There are several legitimate approaches to reducing the tax impact of employer-provided vehicles:
The right strategy depends on your specific circumstances, how much you drive, and how the vehicle is used. The team at Swift Accounting in Calgary can review your situation and identify the approach that makes the most financial sense.
If you're unsure whether your current vehicle arrangement is being reported correctly, or if you want to restructure things before year-end, contact us today to speak with one of our accountants.
Yes. CRA imposes the standby charge based on the availability of the vehicle for personal use, not actual personal use. Even if you drove zero personal kilometres, the benefit technically exists because the car was accessible to you. The only way to eliminate the standby charge entirely is to ensure the vehicle is physically unavailable for personal use — for example, kept at the employer's premises and returned each day — which is difficult to substantiate in practice.
For 2025, CRA's prescribed rate for the automobile operating expense benefit is 33 cents per personal kilometre. This rate is updated periodically. For employees in the business of selling or leasing automobiles, a separate rate of 30 cents per kilometre applies.
No. The reduction requires that business use exceeds 50% — not equals 50%. You must also meet the personal kilometres threshold (fewer than 1,667 km per month of availability). Both conditions must be satisfied simultaneously to qualify for the proportional reduction.

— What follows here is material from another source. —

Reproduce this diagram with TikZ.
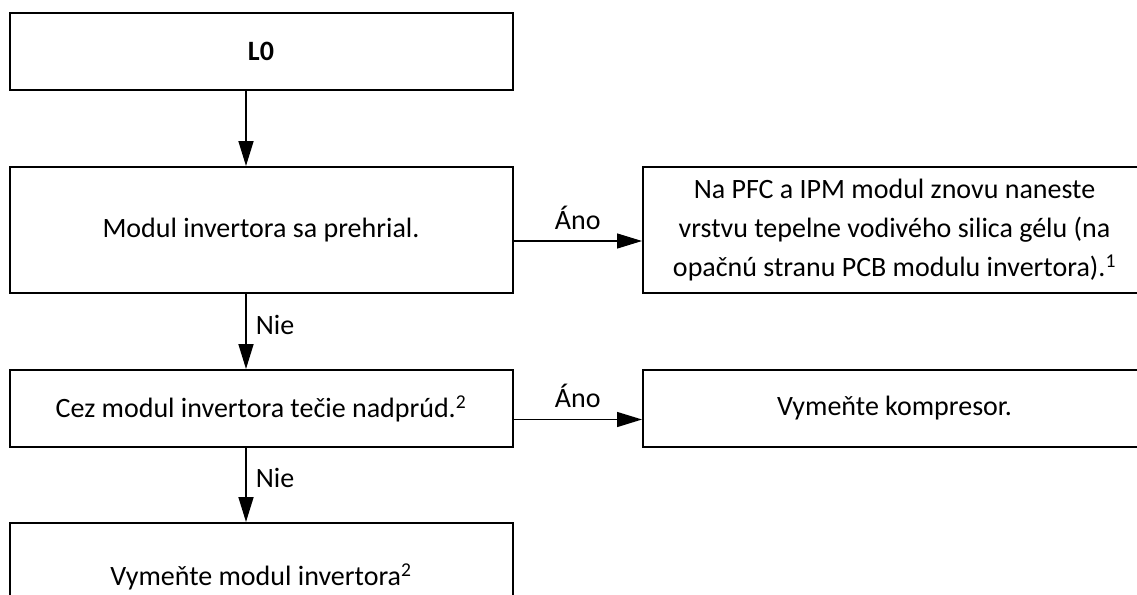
\documentclass[tikz,border=0pt]{standalone}
\usepackage{fontspec}
\setmainfont{Carlito}
\usetikzlibrary{arrows.meta}
\begin{document}
\begin{tikzpicture}[x=1pt, y=-1pt,
        box/.style={draw, line width=2pt, minimum width=503pt, inner sep=0pt, align=center, font=\fontsize{28}{39}\selectfont},
        flow/.style={line width=1.7pt, -{Triangle[length=25pt, width=15pt]}},
        yes/.style={line width=1.4pt, -{Triangle[length=25pt, width=15pt]}},
        lbl/.style={inner sep=0pt, font=\fontsize{28}{39}\selectfont}]
        \useasboundingbox (0,0) rectangle (1137,594);

        % draw left column
        \node[box, minimum height=77pt] (l0) at (261,51.5) {\textbf{L0}};
        \node[box, minimum height=126pt] (modul) at (261,230) {Modul invertora sa prehrial.};
        \node[box, minimum height=77pt] (cez) at (261,408.5) {Cez modul invertora tečie nadprúd.\textsuperscript{2}};
        \node[box, minimum height=108pt] (vymena) at (261,577) {Vymeňte modul invertora\textsuperscript{2}};

        % draw right column
        \node[box, minimum height=126pt] (gel) at (894.5,230) {Na PFC a IPM modul znovu naneste\\ vrstvu tepelne vodivého silica gélu (na\\ opačnú stranu PCB modulu invertora).\textsuperscript{1}};
        \node[box, minimum height=77pt] (komp) at (894.5,408.5) {Vymeňte kompresor.};

        % draw arrows down
        \draw[flow] ([xshift=-15pt]l0.south) -- ([xshift=-15pt]modul.north);
        \draw[flow] ([xshift=-15pt]modul.south) -- node[lbl, pos=0.54, anchor=base west, xshift=9pt] {Nie} ([xshift=-15pt]cez.north);
        \draw[flow] ([xshift=-15pt]cez.south) -- node[lbl, pos=0.54, anchor=base west, xshift=9pt] {Nie} ([xshift=-15pt]vymena.north);

        % draw arrows right
        \draw[yes] ([yshift=-11pt]modul.east) -- node[lbl, midway, anchor=base, yshift=12pt] {Áno} ([yshift=-11pt]gel.west);
        \draw[yes] ([yshift=-11pt]cez.east) -- node[lbl, midway, anchor=base, yshift=12pt] {Áno} ([yshift=-11pt]komp.west);
    \end{tikzpicture}
\end{document}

Reimbursements reduce the taxable benefit. If you pay your employer a per-kilometre amount for personal use during the year, that amount offsets the operating expense benefit. In certain circumstances, paying the full operating cost attributable to personal use can eliminate the operating expense benefit altogether. Reimbursements do not, however, reduce the standby charge itself — that is calculated based on the cost or lease payments for the vehicle, not on your actual usage.